The Psychology of Submission: Why Powerful People Enjoy Letting Go
- Jun 3
- 2 min read
One of the most misunderstood parts of BDSM is submission. From the outside, people assume submission is about weakness. About giving up control because someone does not have it.
In reality, it is often the opposite.
Many submissives are highly capable, successful, structured people. People who make decisions all day. People who are responsible for others. People who are constantly in control of how they are perceived and what is expected of them.
And that is exactly why letting go becomes so powerful.
Control Is Exhausting When You Never Put It Down
When someone spends most of their life managing pressure, expectations, and responsibility, control stops feeling like a choice and starts feeling like a default state.
Submission, in a safe and structured environment, allows that weight to shift. Not disappear. But shift.

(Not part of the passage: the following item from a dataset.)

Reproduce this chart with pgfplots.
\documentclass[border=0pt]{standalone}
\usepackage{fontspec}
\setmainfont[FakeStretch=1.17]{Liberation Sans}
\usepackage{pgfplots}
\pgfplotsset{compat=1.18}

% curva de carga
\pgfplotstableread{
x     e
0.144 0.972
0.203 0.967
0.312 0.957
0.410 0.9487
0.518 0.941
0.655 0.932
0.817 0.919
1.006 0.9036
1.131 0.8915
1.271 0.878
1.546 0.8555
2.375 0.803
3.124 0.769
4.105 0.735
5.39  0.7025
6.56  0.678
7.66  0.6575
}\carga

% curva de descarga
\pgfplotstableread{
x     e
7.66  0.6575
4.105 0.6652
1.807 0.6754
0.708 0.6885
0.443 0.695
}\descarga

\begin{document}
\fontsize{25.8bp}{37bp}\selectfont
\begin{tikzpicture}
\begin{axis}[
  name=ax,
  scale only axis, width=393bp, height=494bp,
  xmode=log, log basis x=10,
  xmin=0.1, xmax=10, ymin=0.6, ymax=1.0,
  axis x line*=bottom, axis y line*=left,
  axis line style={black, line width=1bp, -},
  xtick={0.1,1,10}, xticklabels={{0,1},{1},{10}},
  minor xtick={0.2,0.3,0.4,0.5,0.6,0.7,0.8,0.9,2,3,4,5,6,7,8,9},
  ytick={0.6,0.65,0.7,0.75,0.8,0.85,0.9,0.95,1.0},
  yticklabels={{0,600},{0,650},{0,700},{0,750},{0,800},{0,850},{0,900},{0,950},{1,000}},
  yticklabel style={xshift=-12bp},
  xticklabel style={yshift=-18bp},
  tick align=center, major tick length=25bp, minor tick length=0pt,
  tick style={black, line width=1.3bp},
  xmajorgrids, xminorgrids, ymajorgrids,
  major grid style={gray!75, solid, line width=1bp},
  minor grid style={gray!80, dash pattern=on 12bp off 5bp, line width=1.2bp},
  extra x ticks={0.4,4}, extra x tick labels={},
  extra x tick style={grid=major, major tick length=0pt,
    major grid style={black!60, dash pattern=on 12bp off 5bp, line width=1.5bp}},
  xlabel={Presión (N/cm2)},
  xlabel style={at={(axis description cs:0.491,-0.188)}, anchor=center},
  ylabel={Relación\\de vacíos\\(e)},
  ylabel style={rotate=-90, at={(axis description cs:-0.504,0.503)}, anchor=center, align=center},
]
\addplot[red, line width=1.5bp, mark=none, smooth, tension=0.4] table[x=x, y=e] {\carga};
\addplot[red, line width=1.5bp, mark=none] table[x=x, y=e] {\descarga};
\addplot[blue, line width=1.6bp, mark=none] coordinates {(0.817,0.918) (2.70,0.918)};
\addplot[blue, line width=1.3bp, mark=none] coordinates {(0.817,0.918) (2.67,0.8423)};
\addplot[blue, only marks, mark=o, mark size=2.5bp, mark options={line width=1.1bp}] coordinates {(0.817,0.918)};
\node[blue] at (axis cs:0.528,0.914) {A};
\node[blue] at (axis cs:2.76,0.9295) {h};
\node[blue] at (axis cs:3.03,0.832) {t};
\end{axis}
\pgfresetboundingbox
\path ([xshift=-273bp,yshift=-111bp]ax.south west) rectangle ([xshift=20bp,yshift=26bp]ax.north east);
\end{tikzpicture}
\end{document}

There is something deeply relieving about entering a space where you are not the decision maker. Where you are not expected to lead, perform, or calculate outcomes.

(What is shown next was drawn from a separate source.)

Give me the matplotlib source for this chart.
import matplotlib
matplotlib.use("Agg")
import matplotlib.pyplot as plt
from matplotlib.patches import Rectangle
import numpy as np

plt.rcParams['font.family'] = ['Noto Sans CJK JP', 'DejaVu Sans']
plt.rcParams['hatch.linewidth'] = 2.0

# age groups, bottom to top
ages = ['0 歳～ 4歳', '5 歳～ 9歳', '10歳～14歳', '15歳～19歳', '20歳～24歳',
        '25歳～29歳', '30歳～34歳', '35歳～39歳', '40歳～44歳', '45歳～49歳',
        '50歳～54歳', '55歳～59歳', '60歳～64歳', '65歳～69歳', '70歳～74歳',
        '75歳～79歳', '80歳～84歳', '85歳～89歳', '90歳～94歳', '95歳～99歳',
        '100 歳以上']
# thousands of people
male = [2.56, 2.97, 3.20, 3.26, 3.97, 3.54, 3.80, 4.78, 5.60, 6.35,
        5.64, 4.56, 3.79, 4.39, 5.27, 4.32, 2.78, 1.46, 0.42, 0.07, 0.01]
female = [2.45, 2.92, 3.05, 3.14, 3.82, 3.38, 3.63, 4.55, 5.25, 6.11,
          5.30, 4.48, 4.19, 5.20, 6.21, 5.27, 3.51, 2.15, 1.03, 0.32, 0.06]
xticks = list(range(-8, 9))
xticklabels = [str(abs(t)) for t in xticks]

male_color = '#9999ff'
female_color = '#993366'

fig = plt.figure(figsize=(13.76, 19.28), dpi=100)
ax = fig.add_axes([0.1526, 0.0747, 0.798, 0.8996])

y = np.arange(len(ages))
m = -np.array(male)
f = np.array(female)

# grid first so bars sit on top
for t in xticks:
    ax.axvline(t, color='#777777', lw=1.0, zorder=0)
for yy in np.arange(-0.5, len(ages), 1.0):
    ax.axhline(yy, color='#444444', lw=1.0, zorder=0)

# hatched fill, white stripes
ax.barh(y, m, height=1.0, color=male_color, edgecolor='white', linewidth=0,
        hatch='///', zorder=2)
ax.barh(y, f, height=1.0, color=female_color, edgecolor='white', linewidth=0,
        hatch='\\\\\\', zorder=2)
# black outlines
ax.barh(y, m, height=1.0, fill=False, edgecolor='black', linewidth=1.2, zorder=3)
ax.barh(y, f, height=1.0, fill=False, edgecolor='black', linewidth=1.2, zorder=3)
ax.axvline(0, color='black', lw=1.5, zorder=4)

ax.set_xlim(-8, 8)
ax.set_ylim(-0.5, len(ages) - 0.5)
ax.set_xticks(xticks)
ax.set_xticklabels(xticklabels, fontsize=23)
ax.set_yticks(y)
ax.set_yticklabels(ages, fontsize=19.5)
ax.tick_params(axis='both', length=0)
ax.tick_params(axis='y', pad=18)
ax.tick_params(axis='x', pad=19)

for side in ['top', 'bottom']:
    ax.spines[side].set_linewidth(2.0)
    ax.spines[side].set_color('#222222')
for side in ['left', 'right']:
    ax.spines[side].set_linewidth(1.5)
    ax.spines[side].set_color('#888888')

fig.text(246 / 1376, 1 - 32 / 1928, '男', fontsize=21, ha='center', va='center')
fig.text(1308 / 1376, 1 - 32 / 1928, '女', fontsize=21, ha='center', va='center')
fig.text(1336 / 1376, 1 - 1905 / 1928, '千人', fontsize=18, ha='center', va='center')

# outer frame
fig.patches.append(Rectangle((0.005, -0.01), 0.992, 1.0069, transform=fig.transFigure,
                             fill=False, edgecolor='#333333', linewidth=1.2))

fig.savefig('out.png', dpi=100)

Submission Is Not Weakness. It Is Trust.
True submission is not passive It requires awareness, communication, and trust.
A submissive is actively participating in the dynamic by choosing to surrender control within defined boundaries. That surrender only works when there is clarity, consent, and structure.
Without those things, it is not submission. It is chaos.
The Nervous System Response to Power Exchange
There is also a physiological layer to submission that people rarely talk about.
When a person feels safe enough to release control, the nervous system can shift out of hyper awareness. Out of decision fatigue. Out of constant cognitive load.
This can create a feeling of calm, focus, and heightened sensitivity.
Not because someone is “broken” or “escaping reality,” but because their body is finally allowed to stop preparing for the next decision.
Why High Functioning People Are Often Drawn to BDSM
It is not uncommon for powerful or high achieving people to explore submission.
Not because they lack control in their lives, but because they have so much of it.
BDSM offers a container where control is intentionally structured and temporarily surrendered. That contrast is what makes the experience meaningful.
The intensity is not random. It is framed. It is negotiated. It is held.
The Role of the Dominant
In a healthy dynamic, the dominant is not simply taking control. They are holding it.
There is a difference between domination and carelessness. A professional dominant creates structure, reads responses, adjusts intensity, and maintains emotional and physical safety throughout the experience.
This is what allows submission to feel expansive rather than overwhelming.
What Submission Actually Looks Like
It does not always look dramatic.
Sometimes it is stillness.
Sometimes it is obedience.
Sometimes it is verbal affirmation.
Sometimes it is simply allowing yourself to be guided without resistance.
The external expression matters less than the internal shift.
Final Thoughts
Submission is not about losing yourself. It is about entering a space where you do not have to perform control for a while. And for many people, that is where something surprisingly honest begins to surface.